(Stored items)
◇ ◇ ◇ ◇
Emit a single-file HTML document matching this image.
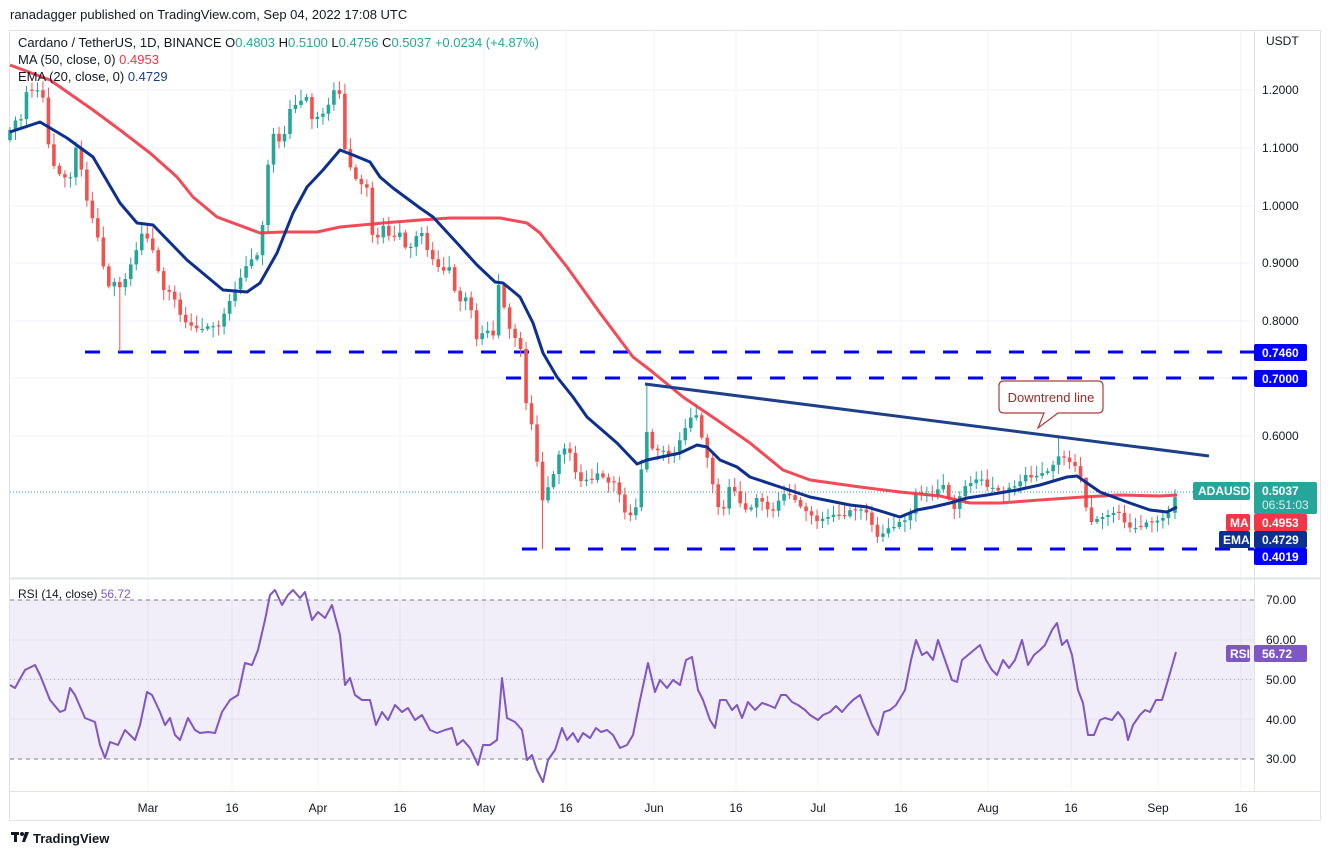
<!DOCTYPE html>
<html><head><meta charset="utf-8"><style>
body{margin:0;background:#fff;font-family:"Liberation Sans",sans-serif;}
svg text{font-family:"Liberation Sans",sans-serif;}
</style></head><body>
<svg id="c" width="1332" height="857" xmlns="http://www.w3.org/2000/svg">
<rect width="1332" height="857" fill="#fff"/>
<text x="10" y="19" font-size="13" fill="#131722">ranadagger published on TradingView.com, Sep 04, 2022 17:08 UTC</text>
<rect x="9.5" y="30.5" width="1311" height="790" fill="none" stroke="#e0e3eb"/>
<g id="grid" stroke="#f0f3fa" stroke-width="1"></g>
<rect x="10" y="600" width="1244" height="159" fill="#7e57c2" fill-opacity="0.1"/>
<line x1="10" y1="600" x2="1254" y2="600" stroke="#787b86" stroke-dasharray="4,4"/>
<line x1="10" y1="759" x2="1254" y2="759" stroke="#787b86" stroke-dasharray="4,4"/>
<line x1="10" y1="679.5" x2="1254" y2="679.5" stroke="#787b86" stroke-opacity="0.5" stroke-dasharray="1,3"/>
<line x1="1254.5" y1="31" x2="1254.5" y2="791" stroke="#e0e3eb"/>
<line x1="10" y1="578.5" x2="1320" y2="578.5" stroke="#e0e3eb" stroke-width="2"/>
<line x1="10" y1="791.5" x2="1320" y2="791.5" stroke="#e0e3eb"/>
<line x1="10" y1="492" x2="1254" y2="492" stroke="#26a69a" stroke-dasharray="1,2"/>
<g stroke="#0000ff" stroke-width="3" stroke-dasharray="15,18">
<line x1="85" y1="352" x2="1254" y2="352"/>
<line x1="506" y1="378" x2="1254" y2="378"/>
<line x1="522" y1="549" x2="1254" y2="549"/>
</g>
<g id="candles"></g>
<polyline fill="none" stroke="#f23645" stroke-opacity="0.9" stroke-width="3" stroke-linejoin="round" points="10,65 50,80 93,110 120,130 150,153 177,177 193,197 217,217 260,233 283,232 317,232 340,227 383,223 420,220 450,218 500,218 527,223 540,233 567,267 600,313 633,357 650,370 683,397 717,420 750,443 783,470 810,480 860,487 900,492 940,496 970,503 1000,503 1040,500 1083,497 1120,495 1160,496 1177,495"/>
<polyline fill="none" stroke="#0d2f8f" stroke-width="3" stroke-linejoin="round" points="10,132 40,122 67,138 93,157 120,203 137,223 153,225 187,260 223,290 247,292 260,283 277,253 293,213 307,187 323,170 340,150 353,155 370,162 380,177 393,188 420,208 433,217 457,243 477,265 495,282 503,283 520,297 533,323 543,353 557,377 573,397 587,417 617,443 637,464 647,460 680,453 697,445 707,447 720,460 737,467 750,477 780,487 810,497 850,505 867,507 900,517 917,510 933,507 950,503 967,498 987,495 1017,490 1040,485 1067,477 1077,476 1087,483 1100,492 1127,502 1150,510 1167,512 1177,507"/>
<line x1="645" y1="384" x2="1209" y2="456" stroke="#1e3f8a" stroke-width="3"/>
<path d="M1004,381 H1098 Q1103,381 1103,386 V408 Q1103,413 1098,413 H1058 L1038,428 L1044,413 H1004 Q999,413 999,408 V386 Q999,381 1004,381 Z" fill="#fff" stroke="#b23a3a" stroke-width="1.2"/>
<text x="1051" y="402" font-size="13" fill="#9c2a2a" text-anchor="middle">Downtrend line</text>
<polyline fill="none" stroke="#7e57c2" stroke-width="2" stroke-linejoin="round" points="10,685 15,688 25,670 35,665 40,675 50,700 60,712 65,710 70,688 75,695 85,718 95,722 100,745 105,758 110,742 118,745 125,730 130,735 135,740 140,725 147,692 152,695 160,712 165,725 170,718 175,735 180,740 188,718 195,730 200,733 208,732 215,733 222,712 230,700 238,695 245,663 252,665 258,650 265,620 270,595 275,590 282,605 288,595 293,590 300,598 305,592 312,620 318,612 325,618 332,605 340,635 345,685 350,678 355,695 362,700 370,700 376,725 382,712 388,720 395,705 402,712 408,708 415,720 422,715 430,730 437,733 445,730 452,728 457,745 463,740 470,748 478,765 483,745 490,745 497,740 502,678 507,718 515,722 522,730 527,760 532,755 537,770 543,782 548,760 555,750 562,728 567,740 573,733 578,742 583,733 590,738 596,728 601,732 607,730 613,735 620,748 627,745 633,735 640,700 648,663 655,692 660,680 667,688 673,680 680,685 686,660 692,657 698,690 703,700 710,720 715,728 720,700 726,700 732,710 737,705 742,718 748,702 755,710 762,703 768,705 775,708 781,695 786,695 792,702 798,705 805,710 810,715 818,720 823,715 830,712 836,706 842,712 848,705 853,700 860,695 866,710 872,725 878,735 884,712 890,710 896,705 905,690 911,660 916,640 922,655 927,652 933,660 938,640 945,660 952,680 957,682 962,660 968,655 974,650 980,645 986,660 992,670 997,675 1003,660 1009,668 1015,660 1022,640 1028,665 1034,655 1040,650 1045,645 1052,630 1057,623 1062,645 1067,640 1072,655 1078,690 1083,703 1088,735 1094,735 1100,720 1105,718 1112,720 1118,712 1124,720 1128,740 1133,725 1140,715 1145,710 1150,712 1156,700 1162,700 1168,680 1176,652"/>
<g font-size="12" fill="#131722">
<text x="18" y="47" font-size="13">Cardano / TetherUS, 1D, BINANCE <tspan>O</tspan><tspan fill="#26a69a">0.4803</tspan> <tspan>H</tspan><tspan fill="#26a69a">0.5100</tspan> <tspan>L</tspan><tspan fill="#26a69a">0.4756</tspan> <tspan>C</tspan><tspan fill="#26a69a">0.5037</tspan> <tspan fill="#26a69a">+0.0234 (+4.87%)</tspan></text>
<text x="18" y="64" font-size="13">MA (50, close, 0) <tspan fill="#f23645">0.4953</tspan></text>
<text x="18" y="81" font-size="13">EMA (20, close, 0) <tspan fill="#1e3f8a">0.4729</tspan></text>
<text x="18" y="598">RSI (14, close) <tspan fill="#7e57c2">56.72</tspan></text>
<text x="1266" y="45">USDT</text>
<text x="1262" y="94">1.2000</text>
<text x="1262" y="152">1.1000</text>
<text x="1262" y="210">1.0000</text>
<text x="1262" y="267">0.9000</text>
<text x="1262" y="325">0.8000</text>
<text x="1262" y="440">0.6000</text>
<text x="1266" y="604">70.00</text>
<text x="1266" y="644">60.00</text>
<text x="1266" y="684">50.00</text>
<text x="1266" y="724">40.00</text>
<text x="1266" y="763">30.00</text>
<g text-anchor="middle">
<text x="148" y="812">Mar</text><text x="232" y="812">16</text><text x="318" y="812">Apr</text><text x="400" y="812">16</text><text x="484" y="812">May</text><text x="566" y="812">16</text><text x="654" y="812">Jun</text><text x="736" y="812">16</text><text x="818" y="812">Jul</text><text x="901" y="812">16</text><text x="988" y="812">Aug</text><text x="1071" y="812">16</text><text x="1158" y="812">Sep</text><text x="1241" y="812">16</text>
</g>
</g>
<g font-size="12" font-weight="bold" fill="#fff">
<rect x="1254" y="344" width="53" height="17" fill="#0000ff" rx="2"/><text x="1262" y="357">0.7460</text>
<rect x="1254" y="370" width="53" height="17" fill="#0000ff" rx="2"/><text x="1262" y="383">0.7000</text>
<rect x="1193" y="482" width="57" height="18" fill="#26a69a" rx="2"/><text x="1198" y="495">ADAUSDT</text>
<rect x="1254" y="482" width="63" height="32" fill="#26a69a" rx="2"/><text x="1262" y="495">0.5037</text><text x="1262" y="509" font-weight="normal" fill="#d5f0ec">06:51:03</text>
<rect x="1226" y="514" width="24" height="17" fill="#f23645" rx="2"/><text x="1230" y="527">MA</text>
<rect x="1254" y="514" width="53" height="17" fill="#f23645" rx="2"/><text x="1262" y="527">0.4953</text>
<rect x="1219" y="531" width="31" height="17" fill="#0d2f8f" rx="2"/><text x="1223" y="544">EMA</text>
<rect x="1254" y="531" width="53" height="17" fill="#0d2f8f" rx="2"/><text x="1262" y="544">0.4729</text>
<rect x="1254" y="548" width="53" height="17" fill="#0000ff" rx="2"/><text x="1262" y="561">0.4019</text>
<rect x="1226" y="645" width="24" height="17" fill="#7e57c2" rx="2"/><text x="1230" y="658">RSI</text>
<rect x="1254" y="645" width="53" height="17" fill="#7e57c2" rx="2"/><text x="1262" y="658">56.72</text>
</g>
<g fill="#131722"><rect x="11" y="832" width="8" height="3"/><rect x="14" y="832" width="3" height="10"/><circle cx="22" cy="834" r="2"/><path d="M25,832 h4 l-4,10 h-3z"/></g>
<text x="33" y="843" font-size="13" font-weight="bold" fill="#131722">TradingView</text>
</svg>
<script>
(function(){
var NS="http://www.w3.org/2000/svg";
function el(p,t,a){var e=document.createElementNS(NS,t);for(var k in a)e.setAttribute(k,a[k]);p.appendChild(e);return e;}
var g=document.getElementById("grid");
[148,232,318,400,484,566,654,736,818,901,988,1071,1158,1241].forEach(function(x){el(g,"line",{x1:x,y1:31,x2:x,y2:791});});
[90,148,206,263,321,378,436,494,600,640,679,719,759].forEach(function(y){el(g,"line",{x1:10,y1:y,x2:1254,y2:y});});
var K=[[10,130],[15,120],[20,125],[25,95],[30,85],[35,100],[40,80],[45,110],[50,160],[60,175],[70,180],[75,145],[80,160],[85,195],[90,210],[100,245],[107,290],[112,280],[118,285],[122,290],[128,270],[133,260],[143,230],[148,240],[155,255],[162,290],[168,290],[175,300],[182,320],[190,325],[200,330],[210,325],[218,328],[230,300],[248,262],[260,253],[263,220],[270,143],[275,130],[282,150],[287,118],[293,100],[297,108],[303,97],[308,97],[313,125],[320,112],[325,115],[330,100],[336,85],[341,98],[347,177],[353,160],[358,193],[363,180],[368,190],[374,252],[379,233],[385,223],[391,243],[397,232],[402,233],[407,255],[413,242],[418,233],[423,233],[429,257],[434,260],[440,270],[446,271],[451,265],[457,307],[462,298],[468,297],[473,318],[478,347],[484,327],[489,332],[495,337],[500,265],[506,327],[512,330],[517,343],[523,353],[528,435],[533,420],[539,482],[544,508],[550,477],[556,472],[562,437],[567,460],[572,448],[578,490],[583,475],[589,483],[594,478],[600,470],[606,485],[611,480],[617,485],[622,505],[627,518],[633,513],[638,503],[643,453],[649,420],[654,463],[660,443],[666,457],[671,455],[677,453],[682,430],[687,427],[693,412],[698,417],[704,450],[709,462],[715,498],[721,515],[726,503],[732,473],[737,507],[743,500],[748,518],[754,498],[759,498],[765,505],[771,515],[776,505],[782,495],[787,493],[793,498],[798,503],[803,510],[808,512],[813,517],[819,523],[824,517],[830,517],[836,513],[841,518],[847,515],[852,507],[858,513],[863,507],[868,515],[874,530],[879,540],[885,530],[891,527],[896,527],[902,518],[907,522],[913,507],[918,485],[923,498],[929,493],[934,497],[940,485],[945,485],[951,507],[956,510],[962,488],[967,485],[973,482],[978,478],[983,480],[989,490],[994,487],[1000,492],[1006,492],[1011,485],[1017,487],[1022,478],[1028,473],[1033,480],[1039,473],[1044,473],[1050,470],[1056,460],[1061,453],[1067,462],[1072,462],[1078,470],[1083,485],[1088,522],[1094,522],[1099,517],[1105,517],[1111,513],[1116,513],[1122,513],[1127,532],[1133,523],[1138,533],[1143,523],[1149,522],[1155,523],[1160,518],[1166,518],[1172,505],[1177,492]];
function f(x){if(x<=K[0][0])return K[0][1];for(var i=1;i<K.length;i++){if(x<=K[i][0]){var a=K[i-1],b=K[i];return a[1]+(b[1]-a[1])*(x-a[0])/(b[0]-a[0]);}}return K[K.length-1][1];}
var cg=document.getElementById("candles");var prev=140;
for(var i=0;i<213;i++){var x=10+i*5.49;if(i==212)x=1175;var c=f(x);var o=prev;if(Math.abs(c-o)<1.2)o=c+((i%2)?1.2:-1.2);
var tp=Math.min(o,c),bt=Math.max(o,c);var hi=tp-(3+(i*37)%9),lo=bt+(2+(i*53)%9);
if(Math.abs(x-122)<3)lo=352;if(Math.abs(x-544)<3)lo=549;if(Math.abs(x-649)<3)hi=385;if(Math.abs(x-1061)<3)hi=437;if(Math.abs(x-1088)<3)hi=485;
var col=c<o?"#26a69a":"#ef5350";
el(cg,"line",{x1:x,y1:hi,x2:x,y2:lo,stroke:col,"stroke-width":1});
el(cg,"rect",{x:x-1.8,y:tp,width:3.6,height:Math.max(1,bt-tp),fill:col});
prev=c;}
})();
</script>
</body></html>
◇ ◇ ◇ ◇
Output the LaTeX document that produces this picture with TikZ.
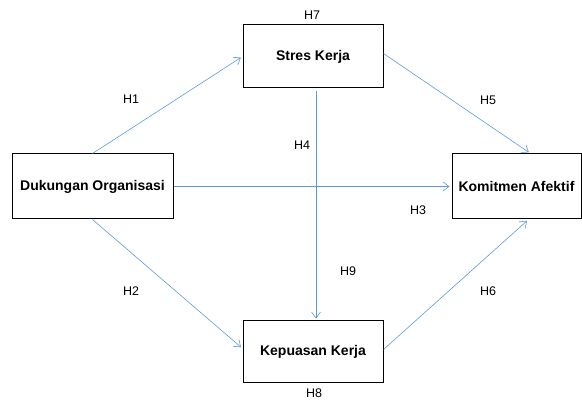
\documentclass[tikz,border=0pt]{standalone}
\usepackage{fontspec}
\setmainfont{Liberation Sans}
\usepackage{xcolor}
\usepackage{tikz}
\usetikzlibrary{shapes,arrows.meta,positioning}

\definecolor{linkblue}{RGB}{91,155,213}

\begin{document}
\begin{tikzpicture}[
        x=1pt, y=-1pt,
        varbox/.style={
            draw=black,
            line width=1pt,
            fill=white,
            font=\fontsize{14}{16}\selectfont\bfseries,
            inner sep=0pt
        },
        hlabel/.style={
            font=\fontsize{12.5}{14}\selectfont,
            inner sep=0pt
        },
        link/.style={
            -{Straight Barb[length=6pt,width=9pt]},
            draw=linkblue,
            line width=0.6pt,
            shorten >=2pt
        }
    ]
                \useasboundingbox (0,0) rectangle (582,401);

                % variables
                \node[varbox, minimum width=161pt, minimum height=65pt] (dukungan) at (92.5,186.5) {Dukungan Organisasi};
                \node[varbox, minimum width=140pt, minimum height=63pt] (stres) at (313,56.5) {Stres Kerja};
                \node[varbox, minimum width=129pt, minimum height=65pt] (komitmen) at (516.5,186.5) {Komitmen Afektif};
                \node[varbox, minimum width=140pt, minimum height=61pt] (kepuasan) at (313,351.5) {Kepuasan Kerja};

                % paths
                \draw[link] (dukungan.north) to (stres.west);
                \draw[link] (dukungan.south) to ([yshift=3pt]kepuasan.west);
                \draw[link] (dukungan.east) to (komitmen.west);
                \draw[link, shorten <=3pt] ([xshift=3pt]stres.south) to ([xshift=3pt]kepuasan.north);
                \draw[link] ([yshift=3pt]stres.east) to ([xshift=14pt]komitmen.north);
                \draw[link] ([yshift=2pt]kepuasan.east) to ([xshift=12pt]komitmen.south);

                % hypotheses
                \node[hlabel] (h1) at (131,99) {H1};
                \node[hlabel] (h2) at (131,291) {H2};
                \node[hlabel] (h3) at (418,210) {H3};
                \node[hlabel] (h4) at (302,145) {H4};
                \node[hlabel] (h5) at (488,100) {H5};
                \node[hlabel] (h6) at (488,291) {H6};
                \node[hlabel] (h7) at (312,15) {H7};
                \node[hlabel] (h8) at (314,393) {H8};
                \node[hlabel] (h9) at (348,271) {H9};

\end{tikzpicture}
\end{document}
◇ ◇ ◇ ◇
What's needed is an exact copy of the lines above from the one with "Output the LaTeX" through the one with "width=140pt, minimum height=61pt]", both included; the pictures stay out.

Output the LaTeX document that produces this picture with TikZ.
\documentclass[tikz,border=0pt]{standalone}
\usepackage{fontspec}
\setmainfont{Liberation Sans}
\usepackage{xcolor}
\usepackage{tikz}
\usetikzlibrary{shapes,arrows.meta,positioning}

\definecolor{linkblue}{RGB}{91,155,213}

\begin{document}
\begin{tikzpicture}[
        x=1pt, y=-1pt,
        varbox/.style={
            draw=black,
            line width=1pt,
            fill=white,
            font=\fontsize{14}{16}\selectfont\bfseries,
            inner sep=0pt
        },
        hlabel/.style={
            font=\fontsize{12.5}{14}\selectfont,
            inner sep=0pt
        },
        link/.style={
            -{Straight Barb[length=6pt,width=9pt]},
            draw=linkblue,
            line width=0.6pt,
            shorten >=2pt
        }
    ]
                \useasboundingbox (0,0) rectangle (582,401);

                % variables
                \node[varbox, minimum width=161pt, minimum height=65pt] (dukungan) at (92.5,186.5) {Dukungan Organisasi};
                \node[varbox, minimum width=140pt, minimum height=63pt] (stres) at (313,56.5) {Stres Kerja};
                \node[varbox, minimum width=129pt, minimum height=65pt] (komitmen) at (516.5,186.5) {Komitmen Afektif};
                \node[varbox, minimum width=140pt, minimum height=61pt] (kepuasan) at (313,351.5) {Kepuasan Kerja};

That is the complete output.